* start *
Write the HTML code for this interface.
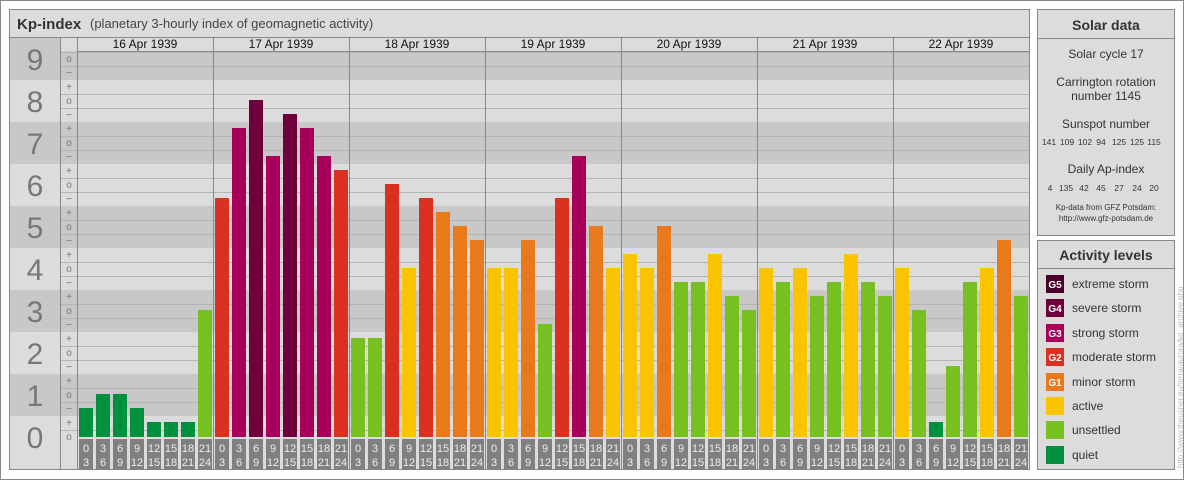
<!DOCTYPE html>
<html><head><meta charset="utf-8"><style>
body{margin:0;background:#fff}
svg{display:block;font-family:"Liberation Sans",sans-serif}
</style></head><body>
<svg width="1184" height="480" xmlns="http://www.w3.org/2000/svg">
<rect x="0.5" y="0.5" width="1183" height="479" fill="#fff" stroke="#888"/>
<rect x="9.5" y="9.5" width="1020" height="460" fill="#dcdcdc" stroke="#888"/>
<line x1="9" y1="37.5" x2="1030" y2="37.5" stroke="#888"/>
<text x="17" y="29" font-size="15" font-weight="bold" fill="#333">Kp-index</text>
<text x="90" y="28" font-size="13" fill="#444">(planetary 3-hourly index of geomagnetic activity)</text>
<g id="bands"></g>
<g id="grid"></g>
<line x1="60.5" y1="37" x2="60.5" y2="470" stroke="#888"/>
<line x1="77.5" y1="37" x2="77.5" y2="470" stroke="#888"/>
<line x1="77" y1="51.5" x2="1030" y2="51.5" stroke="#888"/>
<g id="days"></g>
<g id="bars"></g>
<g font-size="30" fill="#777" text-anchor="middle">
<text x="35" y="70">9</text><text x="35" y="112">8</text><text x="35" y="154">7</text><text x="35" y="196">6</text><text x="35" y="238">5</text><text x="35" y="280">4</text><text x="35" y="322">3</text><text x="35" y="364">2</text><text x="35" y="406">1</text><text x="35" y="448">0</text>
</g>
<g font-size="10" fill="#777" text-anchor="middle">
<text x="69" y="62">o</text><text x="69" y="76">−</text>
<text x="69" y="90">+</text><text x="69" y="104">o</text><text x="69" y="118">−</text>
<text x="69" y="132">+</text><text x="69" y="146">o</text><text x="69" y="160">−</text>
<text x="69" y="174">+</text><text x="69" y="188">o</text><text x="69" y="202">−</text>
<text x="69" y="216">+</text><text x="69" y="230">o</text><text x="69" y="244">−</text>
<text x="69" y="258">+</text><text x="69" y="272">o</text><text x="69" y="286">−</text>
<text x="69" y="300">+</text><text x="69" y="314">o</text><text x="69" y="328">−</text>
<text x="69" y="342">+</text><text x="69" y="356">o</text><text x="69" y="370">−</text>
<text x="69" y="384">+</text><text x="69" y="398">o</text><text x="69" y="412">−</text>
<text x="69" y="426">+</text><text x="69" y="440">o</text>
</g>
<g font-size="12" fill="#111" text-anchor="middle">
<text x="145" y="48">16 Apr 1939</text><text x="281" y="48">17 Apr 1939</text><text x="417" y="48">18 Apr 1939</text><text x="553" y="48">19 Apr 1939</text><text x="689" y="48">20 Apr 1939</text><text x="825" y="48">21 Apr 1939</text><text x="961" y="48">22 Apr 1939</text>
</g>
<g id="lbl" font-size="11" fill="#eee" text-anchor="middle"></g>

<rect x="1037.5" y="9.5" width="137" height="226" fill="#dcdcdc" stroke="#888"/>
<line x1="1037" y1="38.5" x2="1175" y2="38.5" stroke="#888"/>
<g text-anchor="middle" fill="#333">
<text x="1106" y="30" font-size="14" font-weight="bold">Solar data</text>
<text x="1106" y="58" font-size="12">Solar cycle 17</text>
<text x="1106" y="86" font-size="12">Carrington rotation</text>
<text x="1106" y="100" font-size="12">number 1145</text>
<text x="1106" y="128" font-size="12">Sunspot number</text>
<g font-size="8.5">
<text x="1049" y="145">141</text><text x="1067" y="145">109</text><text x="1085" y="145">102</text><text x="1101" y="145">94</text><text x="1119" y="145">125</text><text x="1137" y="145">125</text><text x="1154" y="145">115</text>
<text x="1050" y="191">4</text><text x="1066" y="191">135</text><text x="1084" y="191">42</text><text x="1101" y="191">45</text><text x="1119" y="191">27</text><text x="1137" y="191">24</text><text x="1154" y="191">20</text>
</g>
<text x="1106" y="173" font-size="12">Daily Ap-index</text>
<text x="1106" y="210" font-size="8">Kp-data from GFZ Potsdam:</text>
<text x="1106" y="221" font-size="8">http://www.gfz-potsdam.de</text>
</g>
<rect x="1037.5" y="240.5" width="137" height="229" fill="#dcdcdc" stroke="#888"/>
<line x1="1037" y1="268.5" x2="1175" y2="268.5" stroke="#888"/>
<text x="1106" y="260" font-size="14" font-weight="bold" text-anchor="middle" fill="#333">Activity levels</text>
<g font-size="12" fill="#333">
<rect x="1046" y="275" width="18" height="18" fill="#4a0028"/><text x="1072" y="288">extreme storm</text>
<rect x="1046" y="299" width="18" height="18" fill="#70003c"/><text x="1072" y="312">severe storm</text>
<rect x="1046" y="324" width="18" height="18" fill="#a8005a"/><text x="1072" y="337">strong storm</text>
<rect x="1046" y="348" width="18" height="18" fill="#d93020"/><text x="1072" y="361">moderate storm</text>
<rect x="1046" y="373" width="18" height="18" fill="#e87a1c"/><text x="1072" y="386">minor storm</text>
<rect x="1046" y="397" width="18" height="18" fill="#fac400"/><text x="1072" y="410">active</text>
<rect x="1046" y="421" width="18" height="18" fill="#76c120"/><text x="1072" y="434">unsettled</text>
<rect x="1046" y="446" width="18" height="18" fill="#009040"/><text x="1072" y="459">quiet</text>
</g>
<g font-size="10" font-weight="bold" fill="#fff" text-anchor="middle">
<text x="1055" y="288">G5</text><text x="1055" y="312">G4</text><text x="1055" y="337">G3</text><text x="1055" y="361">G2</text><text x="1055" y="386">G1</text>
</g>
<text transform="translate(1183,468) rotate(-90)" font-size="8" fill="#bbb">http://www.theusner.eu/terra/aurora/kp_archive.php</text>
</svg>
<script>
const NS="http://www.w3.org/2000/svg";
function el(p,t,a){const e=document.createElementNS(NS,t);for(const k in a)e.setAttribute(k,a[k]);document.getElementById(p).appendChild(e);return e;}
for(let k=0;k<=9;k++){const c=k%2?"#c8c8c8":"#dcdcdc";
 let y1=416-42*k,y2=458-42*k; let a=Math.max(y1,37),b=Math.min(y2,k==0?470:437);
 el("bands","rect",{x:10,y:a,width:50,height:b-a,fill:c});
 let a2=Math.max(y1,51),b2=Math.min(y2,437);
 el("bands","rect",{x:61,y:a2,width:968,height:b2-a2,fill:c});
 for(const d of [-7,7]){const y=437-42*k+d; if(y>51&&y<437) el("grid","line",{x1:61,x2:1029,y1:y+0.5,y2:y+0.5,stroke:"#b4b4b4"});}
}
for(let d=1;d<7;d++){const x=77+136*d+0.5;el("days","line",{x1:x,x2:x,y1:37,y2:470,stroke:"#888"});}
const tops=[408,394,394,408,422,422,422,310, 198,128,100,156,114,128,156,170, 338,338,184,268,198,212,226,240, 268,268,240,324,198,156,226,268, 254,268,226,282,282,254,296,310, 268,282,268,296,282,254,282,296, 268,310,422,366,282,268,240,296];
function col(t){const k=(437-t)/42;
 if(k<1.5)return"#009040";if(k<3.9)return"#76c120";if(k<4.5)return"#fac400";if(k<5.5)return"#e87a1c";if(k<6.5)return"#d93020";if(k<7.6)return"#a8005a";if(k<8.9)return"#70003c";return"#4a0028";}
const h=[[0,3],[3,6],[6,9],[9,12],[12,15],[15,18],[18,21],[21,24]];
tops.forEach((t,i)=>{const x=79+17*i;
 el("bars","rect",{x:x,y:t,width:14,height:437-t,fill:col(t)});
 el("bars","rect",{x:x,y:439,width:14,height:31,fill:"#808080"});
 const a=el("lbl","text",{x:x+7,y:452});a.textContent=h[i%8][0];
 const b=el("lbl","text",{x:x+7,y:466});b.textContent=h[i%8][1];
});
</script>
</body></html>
* end *
• **Instructions for the task**
Omit the pictures and reproduce the listing exactly.

• **Output of the exercise**
Write the HTML code for this interface.
<!DOCTYPE html>
<html><head><meta charset="utf-8"><style>
body{margin:0;background:#fff}
svg{display:block;font-family:"Liberation Sans",sans-serif}
</style></head><body>
<svg width="1184" height="480" xmlns="http://www.w3.org/2000/svg">
<rect x="0.5" y="0.5" width="1183" height="479" fill="#fff" stroke="#888"/>
<rect x="9.5" y="9.5" width="1020" height="460" fill="#dcdcdc" stroke="#888"/>
<line x1="9" y1="37.5" x2="1030" y2="37.5" stroke="#888"/>
<text x="17" y="29" font-size="15" font-weight="bold" fill="#333">Kp-index</text>
<text x="90" y="28" font-size="13" fill="#444">(planetary 3-hourly index of geomagnetic activity)</text>
<g id="bands"></g>
<g id="grid"></g>
<line x1="60.5" y1="37" x2="60.5" y2="470" stroke="#888"/>
<line x1="77.5" y1="37" x2="77.5" y2="470" stroke="#888"/>
<line x1="77" y1="51.5" x2="1030" y2="51.5" stroke="#888"/>
<g id="days"></g>
<g id="bars"></g>
<g font-size="30" fill="#777" text-anchor="middle">
<text x="35" y="70">9</text><text x="35" y="112">8</text><text x="35" y="154">7</text><text x="35" y="196">6</text><text x="35" y="238">5</text><text x="35" y="280">4</text><text x="35" y="322">3</text><text x="35" y="364">2</text><text x="35" y="406">1</text><text x="35" y="448">0</text>
</g>
<g font-size="10" fill="#777" text-anchor="middle">
<text x="69" y="62">o</text><text x="69" y="76">−</text>
<text x="69" y="90">+</text><text x="69" y="104">o</text><text x="69" y="118">−</text>
<text x="69" y="132">+</text><text x="69" y="146">o</text><text x="69" y="160">−</text>
<text x="69" y="174">+</text><text x="69" y="188">o</text><text x="69" y="202">−</text>
<text x="69" y="216">+</text><text x="69" y="230">o</text><text x="69" y="244">−</text>
<text x="69" y="258">+</text><text x="69" y="272">o</text><text x="69" y="286">−</text>
<text x="69" y="300">+</text><text x="69" y="314">o</text><text x="69" y="328">−</text>
<text x="69" y="342">+</text><text x="69" y="356">o</text><text x="69" y="370">−</text>
<text x="69" y="384">+</text><text x="69" y="398">o</text><text x="69" y="412">−</text>
<text x="69" y="426">+</text><text x="69" y="440">o</text>
</g>
<g font-size="12" fill="#111" text-anchor="middle">
<text x="145" y="48">16 Apr 1939</text><text x="281" y="48">17 Apr 1939</text><text x="417" y="48">18 Apr 1939</text><text x="553" y="48">19 Apr 1939</text><text x="689" y="48">20 Apr 1939</text><text x="825" y="48">21 Apr 1939</text><text x="961" y="48">22 Apr 1939</text>
</g>
<g id="lbl" font-size="11" fill="#eee" text-anchor="middle"></g>

<rect x="1037.5" y="9.5" width="137" height="226" fill="#dcdcdc" stroke="#888"/>
<line x1="1037" y1="38.5" x2="1175" y2="38.5" stroke="#888"/>
<g text-anchor="middle" fill="#333">
<text x="1106" y="30" font-size="14" font-weight="bold">Solar data</text>
<text x="1106" y="58" font-size="12">Solar cycle 17</text>
<text x="1106" y="86" font-size="12">Carrington rotation</text>
<text x="1106" y="100" font-size="12">number 1145</text>
<text x="1106" y="128" font-size="12">Sunspot number</text>
<g font-size="8.5">
<text x="1049" y="145">141</text><text x="1067" y="145">109</text><text x="1085" y="145">102</text><text x="1101" y="145">94</text><text x="1119" y="145">125</text><text x="1137" y="145">125</text><text x="1154" y="145">115</text>
<text x="1050" y="191">4</text><text x="1066" y="191">135</text><text x="1084" y="191">42</text><text x="1101" y="191">45</text><text x="1119" y="191">27</text><text x="1137" y="191">24</text><text x="1154" y="191">20</text>
</g>
<text x="1106" y="173" font-size="12">Daily Ap-index</text>
<text x="1106" y="210" font-size="8">Kp-data from GFZ Potsdam:</text>
<text x="1106" y="221" font-size="8">http://www.gfz-potsdam.de</text>
</g>
<rect x="1037.5" y="240.5" width="137" height="229" fill="#dcdcdc" stroke="#888"/>
<line x1="1037" y1="268.5" x2="1175" y2="268.5" stroke="#888"/>
<text x="1106" y="260" font-size="14" font-weight="bold" text-anchor="middle" fill="#333">Activity levels</text>
<g font-size="12" fill="#333">
<rect x="1046" y="275" width="18" height="18" fill="#4a0028"/><text x="1072" y="288">extreme storm</text>
<rect x="1046" y="299" width="18" height="18" fill="#70003c"/><text x="1072" y="312">severe storm</text>
<rect x="1046" y="324" width="18" height="18" fill="#a8005a"/><text x="1072" y="337">strong storm</text>
<rect x="1046" y="348" width="18" height="18" fill="#d93020"/><text x="1072" y="361">moderate storm</text>
<rect x="1046" y="373" width="18" height="18" fill="#e87a1c"/><text x="1072" y="386">minor storm</text>
<rect x="1046" y="397" width="18" height="18" fill="#fac400"/><text x="1072" y="410">active</text>
<rect x="1046" y="421" width="18" height="18" fill="#76c120"/><text x="1072" y="434">unsettled</text>
<rect x="1046" y="446" width="18" height="18" fill="#009040"/><text x="1072" y="459">quiet</text>
</g>
<g font-size="10" font-weight="bold" fill="#fff" text-anchor="middle">
<text x="1055" y="288">G5</text><text x="1055" y="312">G4</text><text x="1055" y="337">G3</text><text x="1055" y="361">G2</text><text x="1055" y="386">G1</text>
</g>
<text transform="translate(1183,468) rotate(-90)" font-size="8" fill="#bbb">http://www.theusner.eu/terra/aurora/kp_archive.php</text>
</svg>
<script>
const NS="http://www.w3.org/2000/svg";
function el(p,t,a){const e=document.createElementNS(NS,t);for(const k in a)e.setAttribute(k,a[k]);document.getElementById(p).appendChild(e);return e;}
for(let k=0;k<=9;k++){const c=k%2?"#c8c8c8":"#dcdcdc";
 let y1=416-42*k,y2=458-42*k; let a=Math.max(y1,37),b=Math.min(y2,k==0?470:437);
 el("bands","rect",{x:10,y:a,width:50,height:b-a,fill:c});
 let a2=Math.max(y1,51),b2=Math.min(y2,437);
 el("bands","rect",{x:61,y:a2,width:968,height:b2-a2,fill:c});
 for(const d of [-7,7]){const y=437-42*k+d; if(y>51&&y<437) el("grid","line",{x1:61,x2:1029,y1:y+0.5,y2:y+0.5,stroke:"#b4b4b4"});}
}
for(let d=1;d<7;d++){const x=77+136*d+0.5;el("days","line",{x1:x,x2:x,y1:37,y2:470,stroke:"#888"});}
const tops=[408,394,394,408,422,422,422,310, 198,128,100,156,114,128,156,170, 338,338,184,268,198,212,226,240, 268,268,240,324,198,156,226,268, 254,268,226,282,282,254,296,310, 268,282,268,296,282,254,282,296, 268,310,422,366,282,268,240,296];
function col(t){const k=(437-t)/42;
 if(k<1.5)return"#009040";if(k<3.9)return"#76c120";if(k<4.5)return"#fac400";if(k<5.5)return"#e87a1c";if(k<6.5)return"#d93020";if(k<7.6)return"#a8005a";if(k<8.9)return"#70003c";return"#4a0028";}
const h=[[0,3],[3,6],[6,9],[9,12],[12,15],[15,18],[18,21],[21,24]];
tops.forEach((t,i)=>{const x=79+17*i;
 el("bars","rect",{x:x,y:t,width:14,height:437-t,fill:col(t)});
 el("bars","rect",{x:x,y:439,width:14,height:31,fill:"#808080"});
 const a=el("lbl","text",{x:x+7,y:452});a.textContent=h[i%8][0];
 const b=el("lbl","text",{x:x+7,y:466});b.textContent=h[i%8][1];
});
</script>
</body></html>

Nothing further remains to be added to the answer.